Ministers from the United States, India, Japan and South Korea — nations that consume nearly half the world’s oil — gathered in Beijing for the meeting, which marked a rare move by China to take a leadership role on global energy issues.
“We want to send out an important, positive message, which is: the world’s key energy consuming countries plan to strengthen mutual cooperation,” China’s top energy policy maker Ma Kai said.
“(We will) promote conservation of oil, improvement of energy efficiency, strong development of oil alternatives, and reduce reliance on oil,” he added in prepared remarks to the closed forum.
The call to action may reflect a growing desire by China to engage with other key energy users, some of whom have criticised its secretive approach, price controls and a strategy favoring Chinese ownership of resources over spot buying of oil.

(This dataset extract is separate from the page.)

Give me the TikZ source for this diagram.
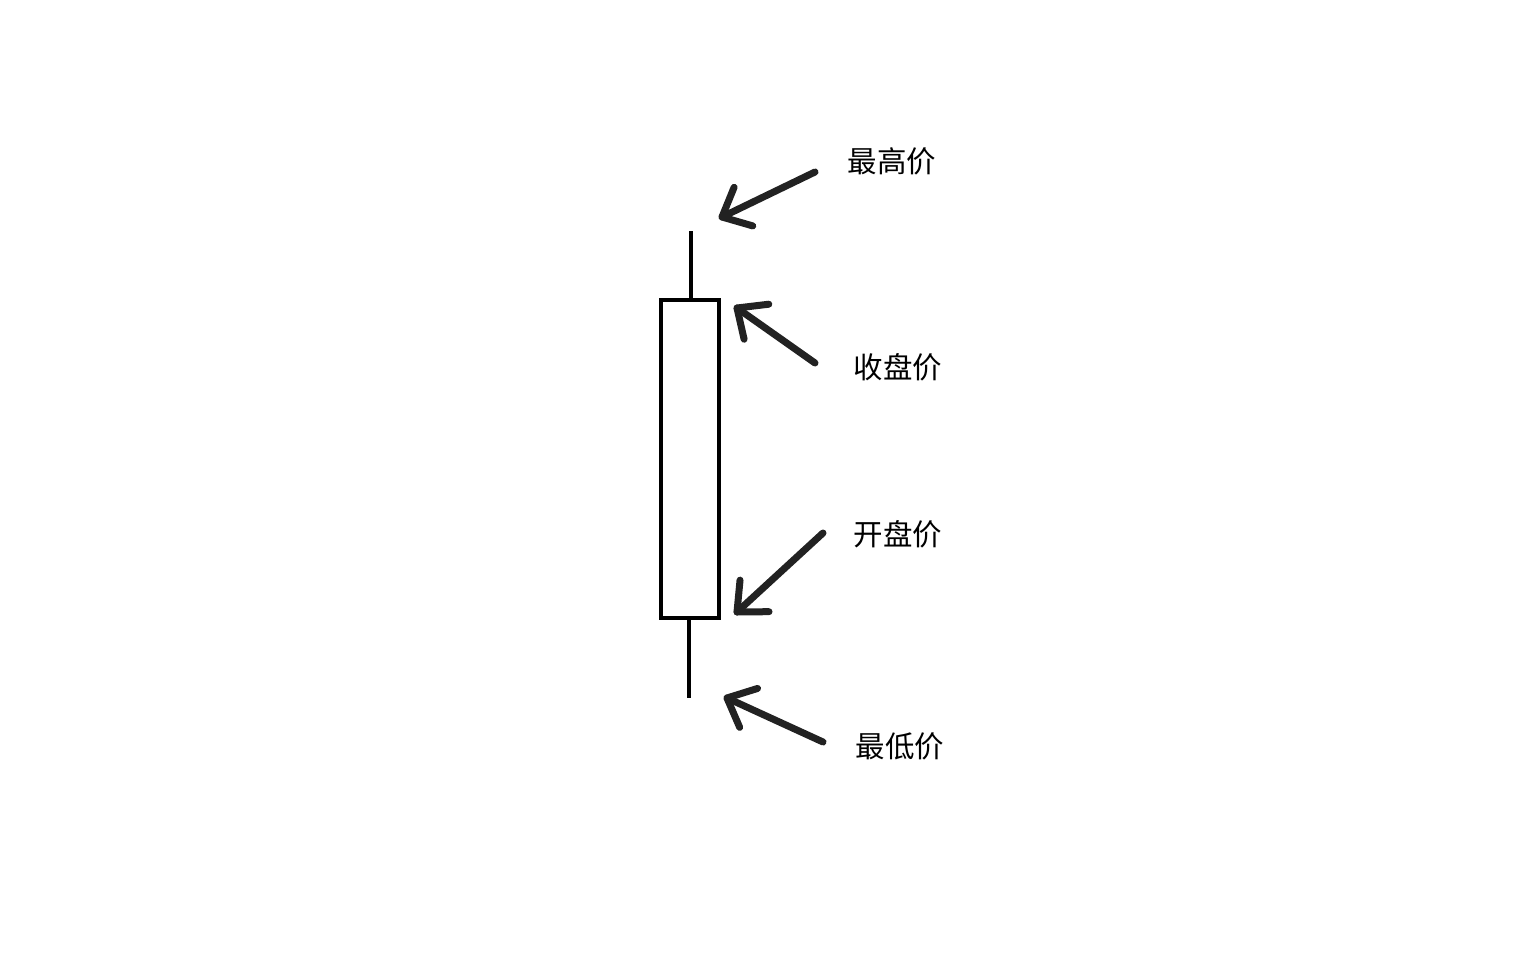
\documentclass[tikz,border=0pt]{standalone}
\usepackage{fontspec}
\newfontfamily\cjk{Noto Sans CJK SC}
\usetikzlibrary{calc}
\definecolor{ink}{HTML}{222222}
\begin{document}
\begin{tikzpicture}[x=1pt,y=-1pt,
  candle/.style={draw=black,line width=4.5pt},
  wick/.style={draw=black,line width=4pt},
  pointer/.style={draw=ink,line width=7pt,line cap=round,line join=round},
  lbl/.style={font=\cjk\fontsize{29.5}{32}\selectfont,text=black,inner sep=0pt}]
\useasboundingbox[fill=white] (0,0) rectangle (1536,960);
% candle body and wicks
\draw[candle] (661,300) rectangle (719,618);
\coordinate (hiTop) at (691,231);
\coordinate (hiBot) at (691,300);
\coordinate (loTop) at (689,620);
\coordinate (loBot) at (689,698);
\draw[wick] (hiTop) -- (hiBot);
\draw[wick] (loTop) -- (loBot);
% labels
\node[lbl] (high)  at (892,161) {最高价};
\node[lbl] (close) at (898,367) {收盘价};
\node[lbl] (open)  at (898,534) {开盘价};
\node[lbl] (low)   at (900,746) {最低价};
% arrow tails and tips
\coordinate (t1) at (815,172); \coordinate (p1) at (722,217);
\coordinate (t2) at (815,363); \coordinate (p2) at (737,308);
\coordinate (t3) at (823,533); \coordinate (p3) at (737,612);
\coordinate (t4) at (823,742); \coordinate (p4) at (727,698);
\foreach \i in {1,2,3,4}{
  \draw[pointer] (t\i) -- (p\i);
  \draw[pointer] ($(p\i)!32pt!42:(t\i)$) -- (p\i) -- ($(p\i)!32pt!-42:(t\i)$);
}
\end{tikzpicture}
\end{document}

It may also reflect shared concern over increasingly nationalistic policies in major oil and gas producers that threaten to stymie investment and limit new supplies.
In addition, producer cartel OPEC will see its power expand when new member Angola joins next year.
Ma emphasized that the five countries had common problems and could benefit from a joint approach to tackling them — but shied away from touching on the different approaches to security that have complicated some relationships.
Among bilateral deals finalized on the summit sidelines was a multi-billion dollar agreement for U.S.-based Westinghouse Electric Co. to build four nuclear plants in China.
The contract could help smooth a relationship dented last year when a bid by China’s CNOOC Ltd. (0883.HK) (NYSE:CEO – news) for U.S. producer Unocal was withdrawn in the face of fierce Congressional opposition.
Ma’s U.S. counterpart, Energy Secretary Sam Bodman, echoed calls for greater cooperation, but also highlighted U.S. concerns about subsidized prices and a global race for assets.
Although Bodman avoided mentioning any country by name, Beijing’s caps on fuel costs and its rush to buy up oil and gas fields worldwide have been top of the agenda in previous bilateral meetings between the two countries.
“I believe our mutual long term economic goals will be best served by relying on global markets to set prices, in both the upstream and the downstream and both internationally and domestically,” he added.
The United States has also tried to discourage Beijing’s pursuit of equity stakes in energy projects overseas, and Bodman repeated the U.S. position that well-functioning markets were a better guarantee of smooth supplies than owning oilfields.
“It seems as though there is a growing trend to equate energy security with ownership of energy reserves, rather than broad access to reserves,” he said, according to a copy of his remarks.
“Even under the best circumstances, in my view, only a fraction of any nation’s projected needs can be met through direct ownership of reserves,” he added.
Ma also reiterated Beijing’s core energy policy of self-sufficiency, a source of concern for environmentalists as China’s number one fuel resource is dirty-burning coal.
However Beijing is pouring money and expertise into programs designed to exploit its coal in cleaner ways, from liquefaction to chemicals production and zero-emissions projects.